### DATA ENTRIES
<<<<

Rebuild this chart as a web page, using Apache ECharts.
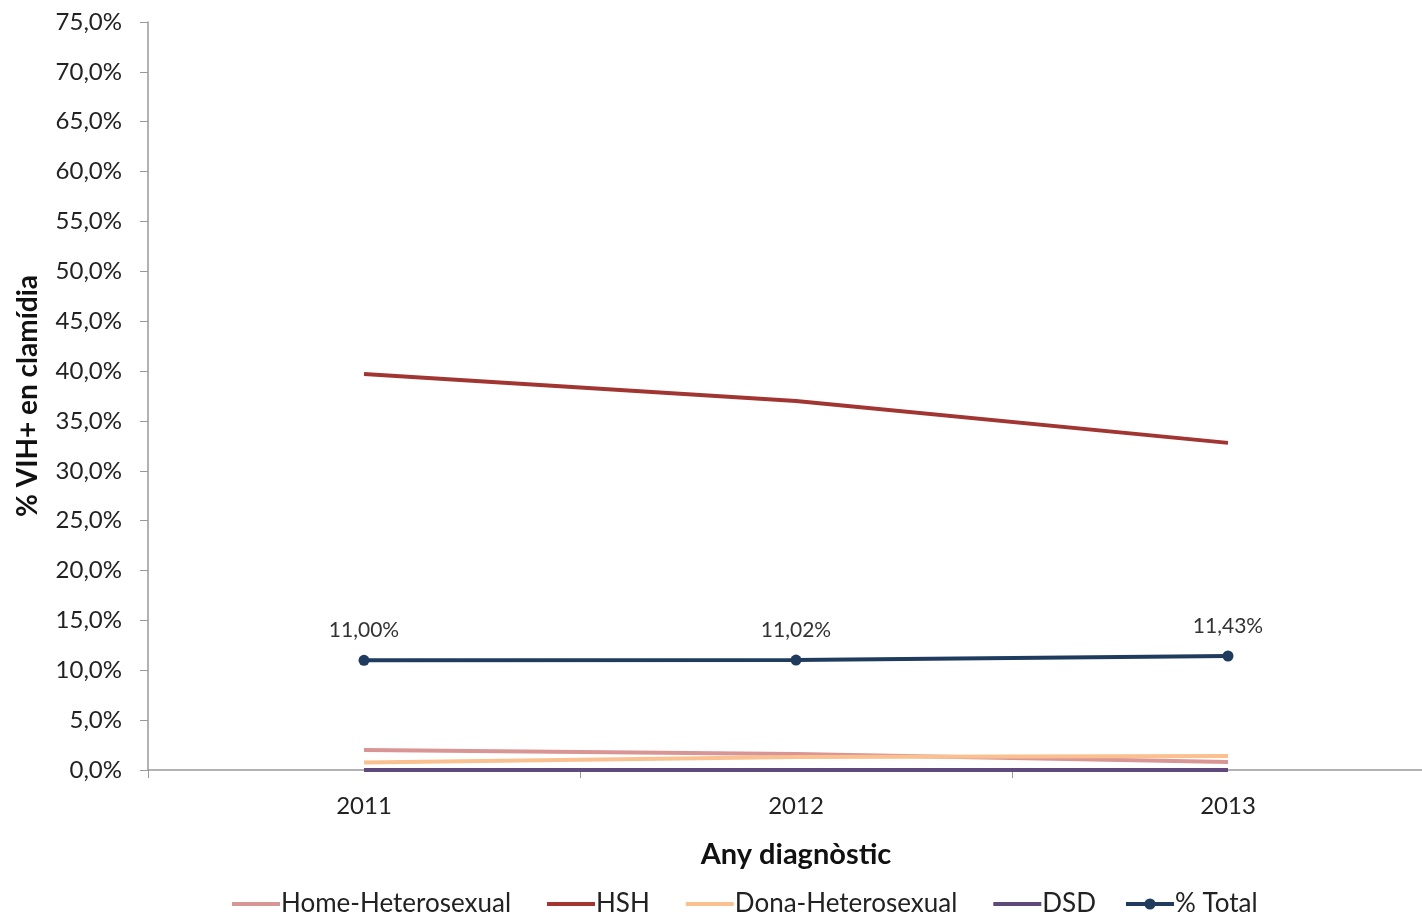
<!DOCTYPE html>
<html><head><meta charset="utf-8">
<script src="https://cdn.jsdelivr.net/npm/echarts@6/dist/echarts.min.js"></script>
<style>html,body{margin:0;padding:0;background:#fff;overflow:hidden}#c{width:1444px;height:915px}</style>
</head><body><div id="c"></div>
<script>
var categories = ['2011','2012','2013'];
var homeHet = [2.0, 1.6, 0.8];
var hsh = [39.7, 37.0, 32.8];
var donaHet = [0.75, 1.3, 1.4];
var dsd = [0.0, 0.0, 0.0];
var total = [11.00, 11.02, 11.43];
var yTicks = {min:0, max:75, interval:5};

var F = 'Lato, "Noto Sans", sans-serif';
function fmtPct(v, d){ return v.toFixed(d).replace('.', ',') + '%'; }
function line(name, data, color, extra){
  return Object.assign({name:name, type:'line', data:data, symbol:'none', smooth:false,
    lineStyle:{color:color, width:4}, itemStyle:{color:color}}, extra||{});
}
var legText = {fontFamily:F, fontSize:26, color:'#222', padding:[0,0,0,-4]};
var chart = echarts.init(document.getElementById('c'));
chart.setOption({
  backgroundColor:'#fff',
  animation:false,
  grid:{left:148, right:0, top:22, bottom:145, containLabel:false},
  xAxis:{type:'category', data:categories, boundaryGap:true,
    name:'Any diagnòstic', nameLocation:'middle', nameGap:70,
    nameTextStyle:{fontFamily:F, fontSize:29, fontWeight:'bold', color:'#111'},
    axisLine:{lineStyle:{color:'#999', width:1.5}},
    axisTick:{show:true, length:8, lineStyle:{color:'#999'}},
    axisLabel:{fontFamily:F, fontSize:24, color:'#222', margin:24},
    splitLine:{show:false}},
  yAxis:{type:'value', min:yTicks.min, max:yTicks.max, interval:yTicks.interval,
    name:'% VIH+ en clamídia', nameLocation:'middle', nameGap:106, nameRotate:90,
    nameTextStyle:{fontFamily:F, fontSize:28, fontWeight:'bold', color:'#111'},
    axisLine:{show:true, lineStyle:{color:'#999', width:1.5}},
    axisTick:{show:true, length:8, inside:false, lineStyle:{color:'#999'}},
    axisLabel:{fontFamily:F, fontSize:24, color:'#222', margin:26,
      formatter:function(v){return fmtPct(v,1);}},
    splitLine:{show:false}},
  legend:[
    {top:886, left:227, itemWidth:48, itemHeight:4, itemGap:36, icon:'rect',
      textStyle:legText, data:['Home-Heterosexual','HSH','Dona-Heterosexual','DSD']},
    {top:886, left:1119, itemWidth:48, itemHeight:14, itemGap:36,
      lineStyle:{width:4}, textStyle:legText, data:['% Total']}
  ],
  series:[
    line('Home-Heterosexual', homeHet, '#D99594'),
    line('HSH', hsh, '#A13532'),
    line('Dona-Heterosexual', donaHet, '#FAC090'),
    line('DSD', dsd, '#604A7B'),
    line('% Total', total, '#1F3C5E', {symbol:'circle', symbolSize:11,
      label:{show:true, position:'top', distance:14, fontFamily:F, fontSize:21, color:'#333',
        formatter:function(p){return fmtPct(p.value,2);}}})
  ]
});
</script></body></html>
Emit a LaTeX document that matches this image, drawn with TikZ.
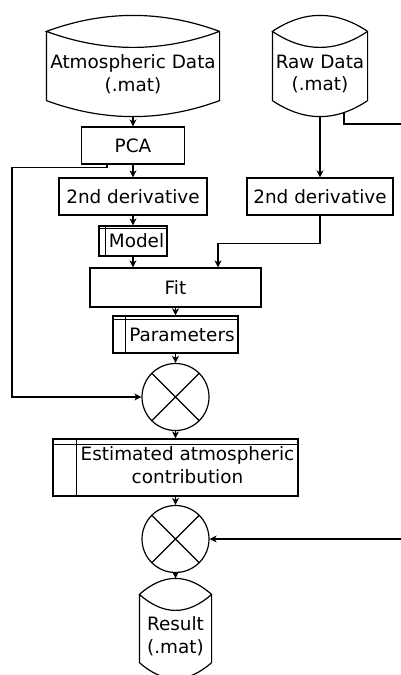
\documentclass[tikz,border=0pt]{standalone}
\usepackage{fontspec}
\setmainfont{DejaVu Sans}
\usetikzlibrary{calc,arrows.meta}
\newcommand{\drumline}[1]{%
 \draw ($(#1.north west)+(0,-16)$) -- (#1.south west)
   .. controls ($(#1.south west)!0.3333!(#1.south east)+(0,21.33)$) and ($(#1.south west)!0.6667!(#1.south east)+(0,21.33)$) .. (#1.south east)
   -- ($(#1.north east)+(0,-16)$)
   .. controls ($(#1.north west)!0.6667!(#1.north east)+(0,-37.33)$) and ($(#1.north west)!0.3333!(#1.north east)+(0,-37.33)$) .. ($(#1.north west)+(0,-16)$)
   .. controls ($(#1.north west)!0.3333!(#1.north east)+(0,5.33)$) and ($(#1.north west)!0.6667!(#1.north east)+(0,5.33)$) .. ($(#1.north east)+(0,-16)$);}
\newcommand{\storelines}[3]{%
 \draw ($(#1.north west)+(#2,0)$) -- ($(#1.south west)+(#2,0)$)
       ($(#1.north west)+(0,#3)$) -- ($(#1.north east)+(0,#3)$);}
\newcommand{\crosslines}[1]{%
 \draw (#1.north east) -- (#1.south west) (#1.north west) -- (#1.south east);}
\begin{document}
\begin{tikzpicture}[x=1pt,y=-1pt,line width=1.2pt,
  txt/.style={font=\fontsize{18.4}{22.8}\selectfont,inner sep=0pt,align=center},
  proc/.style={txt,draw,rectangle,minimum height=37pt},
  store/.style={txt,draw,rectangle},
  drum/.style={txt,rectangle},
  merge/.style={draw,circle,minimum size=67pt,inner sep=0pt},
  arr/.style={-{Stealth[length=7pt,width=7pt,inset=2pt]}}]
\useasboundingbox (0,0) rectangle (401,675);
\clip (0,0) rectangle (401,675);

% data stores
\node[drum,minimum width=172pt,minimum height=52pt] (atm) at (133,74) {Atmospheric Data\\(.mat)};
\node[drum,minimum width=94pt,minimum height=52pt] (raw) at (320,74) {Raw Data\\(.mat)};
\node[drum,minimum width=71pt,minimum height=51pt] (res) at (175.5,636.5) {Result\\(.mat)};
\drumline{atm}
\drumline{raw}
\drumline{res}
\coordinate (atm-b) at ($(atm.south)+(0,16)$);
\coordinate (raw-b) at ($(raw.south)+(0,16)$);
\coordinate (res-t) at ($(res.north)+(0,-32)$);
\coordinate (rawout) at (344,111.5);

% processes
\node[proc,minimum width=103pt] (pca) at (133,145.5) {PCA};
\node[proc,minimum width=148pt] (d1) at (133,196.5) {2nd derivative};
\node[proc,minimum width=146pt] (d2) at (320,196.5) {2nd derivative};
\node[store,minimum width=68pt,minimum height=30pt] (model) at (133,241) {\hspace*{7pt}Model};
\node[proc,minimum width=171pt,minimum height=39pt] (fit) at (175.5,287.5) {Fit};
\node[store,minimum width=125pt,minimum height=37pt] (par) at (175.5,334.5) {\hspace*{13pt}Parameters};
\node[merge] (m1) at (175.5,397) {};
\node[store,minimum width=245pt,minimum height=57pt] (est) at (175.5,467.5) {\hspace*{24pt}\begin{tabular}{@{}c@{}}Estimated atmospheric\\contribution\end{tabular}};
\node[merge] (m2) at (175.5,539) {};
\storelines{model}{7}{3}
\storelines{par}{13}{4}
\storelines{est}{24}{6}
\crosslines{m1}
\crosslines{m2}

\coordinate (leftx) at (12,0);
\coordinate (fitin) at ($(fit.north)+(42.5,0)$);
\coordinate (offr) at (425,124);

% connectors
\draw[arr] (atm-b) -- (pca.north);
\draw[arr] (pca) -- (d1);
\draw[arr] (d1) -- (model);
\draw[arr] (model.south) -- (model.south |- fit.north);
\draw[arr] (fit) -- (par);
\draw[arr] (par) -- (m1);
\draw[arr] (m1) -- (est);
\draw[arr] (est) -- (m2);
\draw[arr] (m2) -- (res-t);
\draw[arr] (raw-b) -- (d2.north);
\draw[arr] (d2.south) -- ++(0,28) -| (fitin);
\draw[arr] ($(pca.south)+(-26,0)$) -- ++(0,3) -| (m1.west -| leftx) -- (m1.west);
\draw[arr] (rawout) |- (offr) |- (m2.east);
\end{tikzpicture}
\end{document}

>>>>

### WRITTEN TASK
Your task is to return the entries above exactly, with no pictures.

### ANSWER TO THE TASK
Rebuild this chart as a web page, using Apache ECharts.
<!DOCTYPE html>
<html><head><meta charset="utf-8">
<script src="https://cdn.jsdelivr.net/npm/echarts@6/dist/echarts.min.js"></script>
<style>html,body{margin:0;padding:0;background:#fff;overflow:hidden}#c{width:1444px;height:915px}</style>
</head><body><div id="c"></div>
<script>
var categories = ['2011','2012','2013'];
var homeHet = [2.0, 1.6, 0.8];
var hsh = [39.7, 37.0, 32.8];
var donaHet = [0.75, 1.3, 1.4];
var dsd = [0.0, 0.0, 0.0];
var total = [11.00, 11.02, 11.43];
var yTicks = {min:0, max:75, interval:5};

var F = 'Lato, "Noto Sans", sans-serif';
function fmtPct(v, d){ return v.toFixed(d).replace('.', ',') + '%'; }
function line(name, data, color, extra){
  return Object.assign({name:name, type:'line', data:data, symbol:'none', smooth:false,
    lineStyle:{color:color, width:4}, itemStyle:{color:color}}, extra||{});
}
var legText = {fontFamily:F, fontSize:26, color:'#222', padding:[0,0,0,-4]};
var chart = echarts.init(document.getElementById('c'));
chart.setOption({
  backgroundColor:'#fff',
  animation:false,
  grid:{left:148, right:0, top:22, bottom:145, containLabel:false},
  xAxis:{type:'category', data:categories, boundaryGap:true,
    name:'Any diagnòstic', nameLocation:'middle', nameGap:70,
    nameTextStyle:{fontFamily:F, fontSize:29, fontWeight:'bold', color:'#111'},
    axisLine:{lineStyle:{color:'#999', width:1.5}},
    axisTick:{show:true, length:8, lineStyle:{color:'#999'}},
    axisLabel:{fontFamily:F, fontSize:24, color:'#222', margin:24},
    splitLine:{show:false}},
  yAxis:{type:'value', min:yTicks.min, max:yTicks.max, interval:yTicks.interval,
    name:'% VIH+ en clamídia', nameLocation:'middle', nameGap:106, nameRotate:90,
    nameTextStyle:{fontFamily:F, fontSize:28, fontWeight:'bold', color:'#111'},
    axisLine:{show:true, lineStyle:{color:'#999', width:1.5}},
    axisTick:{show:true, length:8, inside:false, lineStyle:{color:'#999'}},
    axisLabel:{fontFamily:F, fontSize:24, color:'#222', margin:26,
      formatter:function(v){return fmtPct(v,1);}},
    splitLine:{show:false}},
  legend:[
    {top:886, left:227, itemWidth:48, itemHeight:4, itemGap:36, icon:'rect',
      textStyle:legText, data:['Home-Heterosexual','HSH','Dona-Heterosexual','DSD']},
    {top:886, left:1119, itemWidth:48, itemHeight:14, itemGap:36,
      lineStyle:{width:4}, textStyle:legText, data:['% Total']}
  ],
  series:[
    line('Home-Heterosexual', homeHet, '#D99594'),
    line('HSH', hsh, '#A13532'),
    line('Dona-Heterosexual', donaHet, '#FAC090'),
    line('DSD', dsd, '#604A7B'),
    line('% Total', total, '#1F3C5E', {symbol:'circle', symbolSize:11,
      label:{show:true, position:'top', distance:14, fontFamily:F, fontSize:21, color:'#333',
        formatter:function(p){return fmtPct(p.value,2);}}})
  ]
});
</script></body></html>
Emit a LaTeX document that matches this image, drawn with TikZ.
\documentclass[tikz,border=0pt]{standalone}
\usepackage{fontspec}
\setmainfont{DejaVu Sans}
\usetikzlibrary{calc,arrows.meta}
\newcommand{\drumline}[1]{%
 \draw ($(#1.north west)+(0,-16)$) -- (#1.south west)
   .. controls ($(#1.south west)!0.3333!(#1.south east)+(0,21.33)$) and ($(#1.south west)!0.6667!(#1.south east)+(0,21.33)$) .. (#1.south east)
   -- ($(#1.north east)+(0,-16)$)
   .. controls ($(#1.north west)!0.6667!(#1.north east)+(0,-37.33)$) and ($(#1.north west)!0.3333!(#1.north east)+(0,-37.33)$) .. ($(#1.north west)+(0,-16)$)
   .. controls ($(#1.north west)!0.3333!(#1.north east)+(0,5.33)$) and ($(#1.north west)!0.6667!(#1.north east)+(0,5.33)$) .. ($(#1.north east)+(0,-16)$);}
\newcommand{\storelines}[3]{%
 \draw ($(#1.north west)+(#2,0)$) -- ($(#1.south west)+(#2,0)$)
       ($(#1.north west)+(0,#3)$) -- ($(#1.north east)+(0,#3)$);}
\newcommand{\crosslines}[1]{%
 \draw (#1.north east) -- (#1.south west) (#1.north west) -- (#1.south east);}
\begin{document}
\begin{tikzpicture}[x=1pt,y=-1pt,line width=1.2pt,
  txt/.style={font=\fontsize{18.4}{22.8}\selectfont,inner sep=0pt,align=center},
  proc/.style={txt,draw,rectangle,minimum height=37pt},
  store/.style={txt,draw,rectangle},
  drum/.style={txt,rectangle},
  merge/.style={draw,circle,minimum size=67pt,inner sep=0pt},
  arr/.style={-{Stealth[length=7pt,width=7pt,inset=2pt]}}]
\useasboundingbox (0,0) rectangle (401,675);
\clip (0,0) rectangle (401,675);

% data stores
\node[drum,minimum width=172pt,minimum height=52pt] (atm) at (133,74) {Atmospheric Data\\(.mat)};
\node[drum,minimum width=94pt,minimum height=52pt] (raw) at (320,74) {Raw Data\\(.mat)};
\node[drum,minimum width=71pt,minimum height=51pt] (res) at (175.5,636.5) {Result\\(.mat)};
\drumline{atm}
\drumline{raw}
\drumline{res}
\coordinate (atm-b) at ($(atm.south)+(0,16)$);
\coordinate (raw-b) at ($(raw.south)+(0,16)$);
\coordinate (res-t) at ($(res.north)+(0,-32)$);
\coordinate (rawout) at (344,111.5);

% processes
\node[proc,minimum width=103pt] (pca) at (133,145.5) {PCA};
\node[proc,minimum width=148pt] (d1) at (133,196.5) {2nd derivative};
\node[proc,minimum width=146pt] (d2) at (320,196.5) {2nd derivative};
\node[store,minimum width=68pt,minimum height=30pt] (model) at (133,241) {\hspace*{7pt}Model};
\node[proc,minimum width=171pt,minimum height=39pt] (fit) at (175.5,287.5) {Fit};
\node[store,minimum width=125pt,minimum height=37pt] (par) at (175.5,334.5) {\hspace*{13pt}Parameters};
\node[merge] (m1) at (175.5,397) {};
\node[store,minimum width=245pt,minimum height=57pt] (est) at (175.5,467.5) {\hspace*{24pt}\begin{tabular}{@{}c@{}}Estimated atmospheric\\contribution\end{tabular}};
\node[merge] (m2) at (175.5,539) {};
\storelines{model}{7}{3}
\storelines{par}{13}{4}
\storelines{est}{24}{6}
\crosslines{m1}
\crosslines{m2}

\coordinate (leftx) at (12,0);
\coordinate (fitin) at ($(fit.north)+(42.5,0)$);
\coordinate (offr) at (425,124);

% connectors
\draw[arr] (atm-b) -- (pca.north);
\draw[arr] (pca) -- (d1);
\draw[arr] (d1) -- (model);
\draw[arr] (model.south) -- (model.south |- fit.north);
\draw[arr] (fit) -- (par);
\draw[arr] (par) -- (m1);
\draw[arr] (m1) -- (est);
\draw[arr] (est) -- (m2);
\draw[arr] (m2) -- (res-t);
\draw[arr] (raw-b) -- (d2.north);
\draw[arr] (d2.south) -- ++(0,28) -| (fitin);
\draw[arr] ($(pca.south)+(-26,0)$) -- ++(0,3) -| (m1.west -| leftx) -- (m1.west);
\draw[arr] (rawout) |- (offr) |- (m2.east);
\end{tikzpicture}
\end{document}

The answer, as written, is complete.